▸ **Figure scripts**
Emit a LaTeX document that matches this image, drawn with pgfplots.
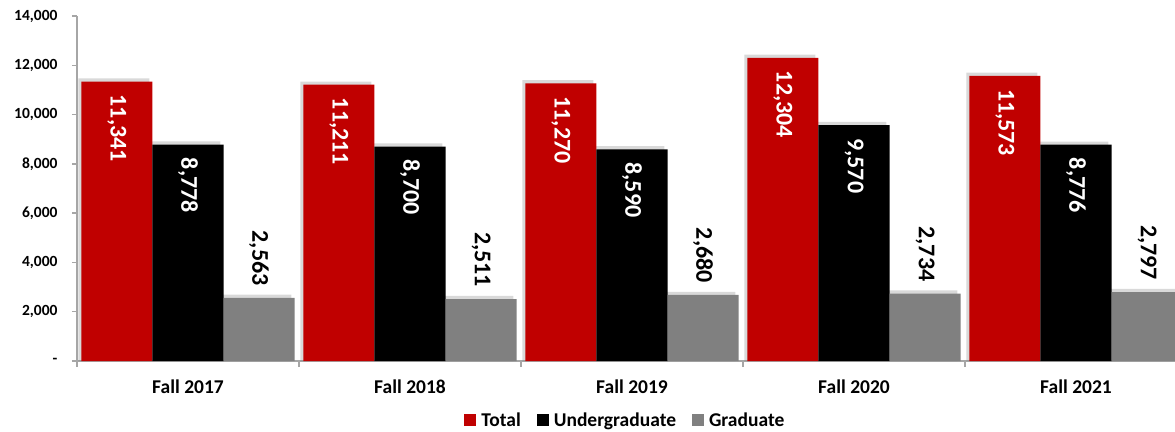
\documentclass[border=0pt]{standalone}
\usepackage{fontspec}
\setmainfont{Carlito}
\usepackage{pgfplots}
\pgfplotsset{compat=1.18}
\definecolor{cred}{HTML}{C00000}
\definecolor{cgrey}{HTML}{808080}
\definecolor{caxis}{HTML}{A6A6A6}
\begin{document}
\begin{tikzpicture}[x=1pt,y=1pt]
\begin{axis}[
  at={(0pt,0pt)}, anchor=south west,
  scale only axis, width=1110pt, height=345pt,
  xmin=-0.5, xmax=4.5, ymin=0, ymax=14000,
  ybar, bar width=0.32,
  axis x line*=bottom, axis y line*=left,
  axis line style={caxis, line width=1.5pt},
  xtick={0,1,2,3,4},
  xticklabels={Fall 2017,Fall 2018,Fall 2019,Fall 2020,Fall 2021},
  minor xtick={-0.5,0.5,1.5,2.5,3.5,4.5},
  major x tick style={draw=none},
  minor x tick style={caxis, line width=1.5pt},
  y tick style={caxis, line width=1.5pt},
  tick align=outside,
  minor tick length=6pt, major tick length=5pt,
  scaled y ticks=false,
  ytick={0,2000,4000,6000,8000,10000,12000,14000},
  yticklabels={{-\hspace{9pt}},{2,000},{4,000},{6,000},{8,000},{10,000},{12,000},{14,000}},
  yticklabel style={font=\fontsize{15.5}{17}\selectfont\bfseries, xshift=-11pt},
  xticklabel style={font=\fontsize{19.5}{22}\selectfont\bfseries, yshift=-10pt},
  legend style={at={(0.494,-0.171)}, anchor=center, legend columns=3, draw=none,
    font=\fontsize{19.5}{22}\selectfont\bfseries,
    /tikz/every odd column/.style={column sep=3pt},
    /tikz/every even column/.style={column sep=14pt}},
  legend image code/.code={\fill[#1] (0pt,-6pt) rectangle (12pt,6pt);},
  every node near coord/.append style={rotate=-90, font=\fontsize{24}{26}\selectfont\bfseries},
]
\addlegendimage{fill=cred,draw=none}
\addlegendimage{fill=black,draw=none}
\addlegendimage{fill=cgrey,draw=none}

% soft shadows (drawn first)
\addplot[forget plot, fill=gray, fill opacity=0.3, draw=none, bar shift=-0.334]
  coordinates {(0,11471) (1,11341) (2,11400) (3,12434) (4,11703)};
\addplot[forget plot, fill=gray, fill opacity=0.3, draw=none, bar shift=-0.014]
  coordinates {(0,8908) (1,8830) (2,8720) (3,9700) (4,8906)};
\addplot[forget plot, fill=gray, fill opacity=0.3, draw=none, bar shift=0.306]
  coordinates {(0,2693) (1,2641) (2,2810) (3,2864) (4,2927)};

\addplot[forget plot, fill=cred, draw=none, bar shift=-0.32,
  nodes near coords={\pgfmathprintnumber[fixed,1000 sep={,},assume math mode=true]{\pgfplotspointmeta}},
  every node near coord/.append style={white, anchor=west, inner xsep=13pt}]
  coordinates {(0,11341) (1,11211) (2,11270) (3,12304) (4,11573)};
\addplot[forget plot, fill=black, draw=none, bar shift=0,
  nodes near coords={\pgfmathprintnumber[fixed,1000 sep={,},assume math mode=true]{\pgfplotspointmeta}},
  every node near coord/.append style={white, anchor=west, inner xsep=13pt}]
  coordinates {(0,8778) (1,8700) (2,8590) (3,9570) (4,8776)};
\addplot[forget plot, fill=cgrey, draw=none, bar shift=0.32,
  nodes near coords={\pgfmathprintnumber[fixed,1000 sep={,},assume math mode=true]{\pgfplotspointmeta}},
  every node near coord/.append style={black, anchor=east, inner xsep=12pt}]
  coordinates {(0,2563) (1,2511) (2,2680) (3,2734) (4,2797)};
\legend{Total,Undergraduate,Graduate}
\end{axis}
\pgfresetboundingbox
\path[use as bounding box] (-77pt,-70pt) rectangle (1098pt,361pt);
\end{tikzpicture}
\end{document}
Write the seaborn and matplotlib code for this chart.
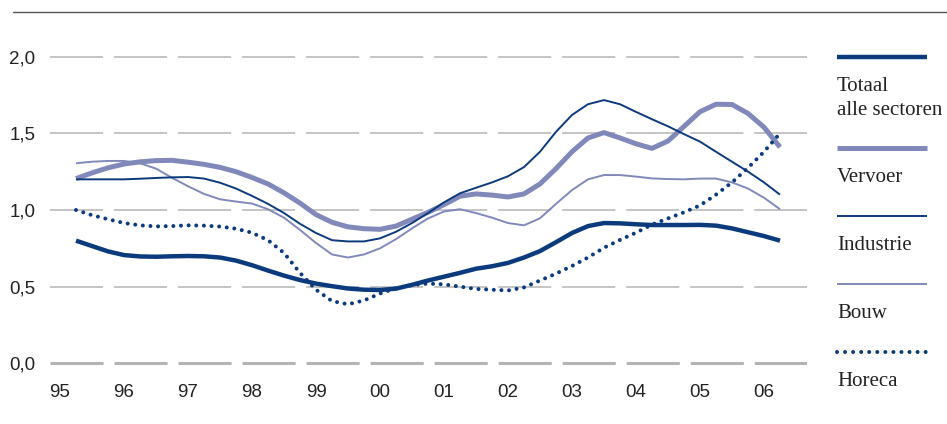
import numpy as np
import pandas as pd
import seaborn as sns
import matplotlib
matplotlib.use("Agg")
import matplotlib.pyplot as plt
from matplotlib.lines import Line2D

# Quarterly observations, 1995 Q2 .. 2006 Q2
periods = np.arange(1995.25, 2006.26, 0.25)

totaal = [0.80, 0.765, 0.73, 0.706, 0.697, 0.695, 0.698, 0.70, 0.698, 0.69,
          0.67, 0.64, 0.605, 0.572, 0.543, 0.52, 0.503, 0.488, 0.48, 0.478,
          0.487, 0.512, 0.54, 0.565, 0.59, 0.617, 0.633, 0.655, 0.69, 0.732,
          0.79, 0.85, 0.895, 0.915, 0.913, 0.907, 0.902, 0.902, 0.902, 0.903,
          0.898, 0.88, 0.855, 0.83, 0.80]
vervoer = [1.205, 1.242, 1.275, 1.30, 1.314, 1.322, 1.324, 1.312, 1.298, 1.278,
           1.25, 1.212, 1.17, 1.112, 1.045, 0.97, 0.92, 0.89, 0.878, 0.874,
           0.895, 0.94, 0.985, 1.035, 1.09, 1.105, 1.097, 1.085, 1.105, 1.17,
           1.27, 1.38, 1.47, 1.505, 1.47, 1.432, 1.402, 1.45, 1.545, 1.641,
           1.69, 1.688, 1.63, 1.54, 1.41]
industrie = [1.20, 1.20, 1.20, 1.20, 1.204, 1.209, 1.213, 1.215, 1.205, 1.178,
             1.14, 1.092, 1.04, 0.98, 0.91, 0.85, 0.803, 0.795, 0.795, 0.815,
             0.858, 0.915, 0.98, 1.05, 1.109, 1.145, 1.18, 1.22, 1.28, 1.38,
             1.51, 1.62, 1.69, 1.717, 1.69, 1.64, 1.592, 1.546, 1.495, 1.446,
             1.38, 1.315, 1.25, 1.18, 1.10]
bouw = [1.305, 1.315, 1.32, 1.32, 1.305, 1.27, 1.21, 1.155, 1.105, 1.07,
        1.055, 1.042, 1.005, 0.95, 0.87, 0.785, 0.71, 0.69, 0.71, 0.75,
        0.81, 0.88, 0.945, 0.99, 1.005, 0.98, 0.95, 0.915, 0.90, 0.946,
        1.04, 1.13, 1.2, 1.228, 1.228, 1.218, 1.206, 1.202, 1.20, 1.205,
        1.205, 1.18, 1.14, 1.08, 1.005]
horeca = [1.0, 0.966, 0.94, 0.915, 0.90, 0.893, 0.895, 0.90, 0.898, 0.892,
          0.878, 0.852, 0.803, 0.72, 0.59, 0.48, 0.406, 0.385, 0.41, 0.455,
          0.49, 0.51, 0.52, 0.515, 0.50, 0.485, 0.48, 0.475, 0.495, 0.54,
          0.585, 0.635, 0.69, 0.754, 0.805, 0.852, 0.905, 0.945, 0.985, 1.03,
          1.10, 1.18, 1.275, 1.38, 1.50]

year_ticks = list(range(1995, 2007))
year_labels = ["95", "96", "97", "98", "99", "00", "01", "02", "03", "04", "05", "06"]
value_ticks = [0.0, 0.5, 1.0, 1.5, 2.0]
value_labels = ["0,0", "0,5", "1,0", "1,5", "2,0"]

NAVY = "#0b3b7c"
LIGHT = "#8189bb"
GRID = "#b4b4b4"

series = [
    # label, values, colour, width (pt), dotted
    ("Vervoer", vervoer, LIGHT, 3.6, False),
    ("Bouw", bouw, LIGHT, 1.4, False),
    ("Industrie", industrie, NAVY, 1.4, False),
    ("Totaal alle sectoren", totaal, NAVY, 3.2, False),
    ("Horeca", horeca, NAVY, 2.9, True),
]

frames = [pd.DataFrame({"jaar": periods, "waarde": vals, "sector": name})
          for name, vals, *_ in series]
data = pd.concat(frames, ignore_index=True)

sns.set_style("white")
plt.rcParams["font.family"] = ["Liberation Sans", "DejaVu Sans"]
plt.rcParams["lines.scale_dashes"] = False

W, H = 947, 424
fig = plt.figure(figsize=(W / 100, H / 100), dpi=100)


def fx(px):
    return px / W


def fy(py):
    return 1 - py / H


ax = fig.add_axes([fx(50), fy(370), fx(807) - fx(50), fy(40) - fy(370)])

# dashed horizontal reference lines
for v in value_ticks:
    ax.axhline(v, color=GRID, lw=2.2 if v == 0 else 1.1,
               linestyle=(0, (38.2, 7.9)), zorder=0)

for name, vals, col, lw, dotted in series:
    sub = data[data["sector"] == name]
    sns.lineplot(data=sub, x="jaar", y="waarde", ax=ax, color=col, lw=lw,
                 estimator=None, sort=False, legend=False,
                 solid_capstyle="butt", solid_joinstyle="round")
    line = ax.lines[-1]
    if dotted:
        line.set_linestyle((0, (0.001, 5.5)))
        line.set_dash_capstyle("round")

ax.set_xlim(1995 + (50 - 60) / 64, 1995 + (807 - 60) / 64)
ax.set_ylim((363.3 - 370) / 153.3, (363.3 - 40) / 153.3)
ax.set_xticks(year_ticks)
ax.set_xticklabels(year_labels)
ax.set_yticks(value_ticks)
ax.set_yticklabels(value_labels)
ax.tick_params(axis="both", length=0, labelsize=13.5, colors="#222222")
ax.tick_params(axis="y", pad=10.5)
ax.tick_params(axis="x", pad=10)
ax.set_xlabel("")
ax.set_ylabel("")
for s in ax.spines.values():
    s.set_visible(False)

# rule along the top
fig.add_artist(Line2D([fx(13), 1.0], [fy(12), fy(12)], color="#555555", lw=1.0))

# legend on the right
legend_items = [
    (57, NAVY, 3.2, False, [("Totaal", 91), ("alle sectoren", 115)]),
    (148, LIGHT, 3.6, False, [("Vervoer", 182)]),
    (216, NAVY, 1.4, False, [("Industrie", 250)]),
    (284, LIGHT, 1.4, False, [("Bouw", 318)]),
    (352, NAVY, 2.9, True, [("Horeca", 386)]),
]
for ly, col, lw, dotted, texts in legend_items:
    ln = Line2D([fx(837), fx(927)], [fy(ly), fy(ly)], color=col, lw=lw,
                solid_capstyle="butt")
    if dotted:
        ln.set_linestyle((0, (0.001, 5.8)))
        ln.set_dash_capstyle("round")
    fig.add_artist(ln)
    for txt, by in texts:
        fig.text(fx(837), fy(by), txt, family=["Liberation Serif", "DejaVu Serif"],
                 fontsize=15, color="#222222", va="baseline", ha="left")

fig.savefig("out.png", dpi=100, facecolor="white")
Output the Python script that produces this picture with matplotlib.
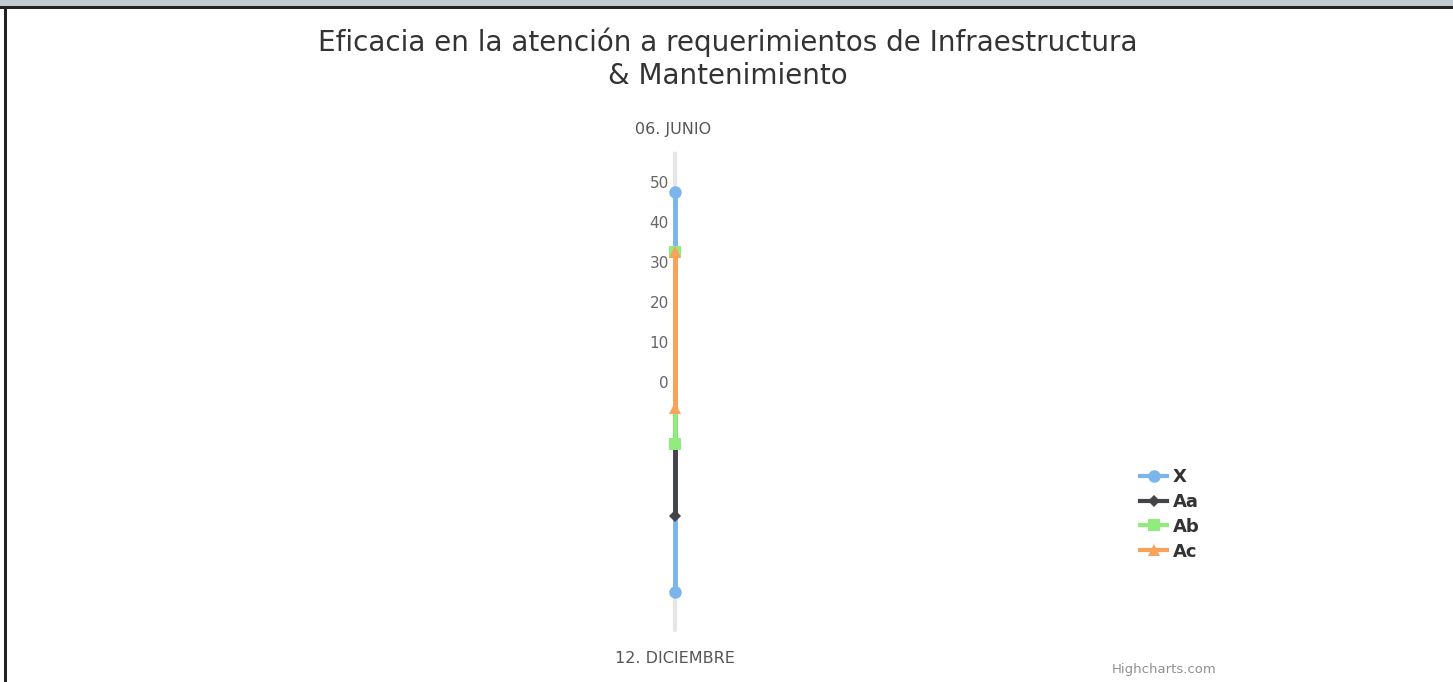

▸ **WHAT THE TASK REQUIRES**
Copy only the lines above from the one containing "Write the seaborn" through the one containing "periods = np.arange(1995.25, 2006.26, 0.25)", both included. Leave out the pictures.

▸ **EXERCISE SOLUTION**
Write the seaborn and matplotlib code for this chart.
import numpy as np
import pandas as pd
import seaborn as sns
import matplotlib
matplotlib.use("Agg")
import matplotlib.pyplot as plt
from matplotlib.lines import Line2D

# Quarterly observations, 1995 Q2 .. 2006 Q2
periods = np.arange(1995.25, 2006.26, 0.25)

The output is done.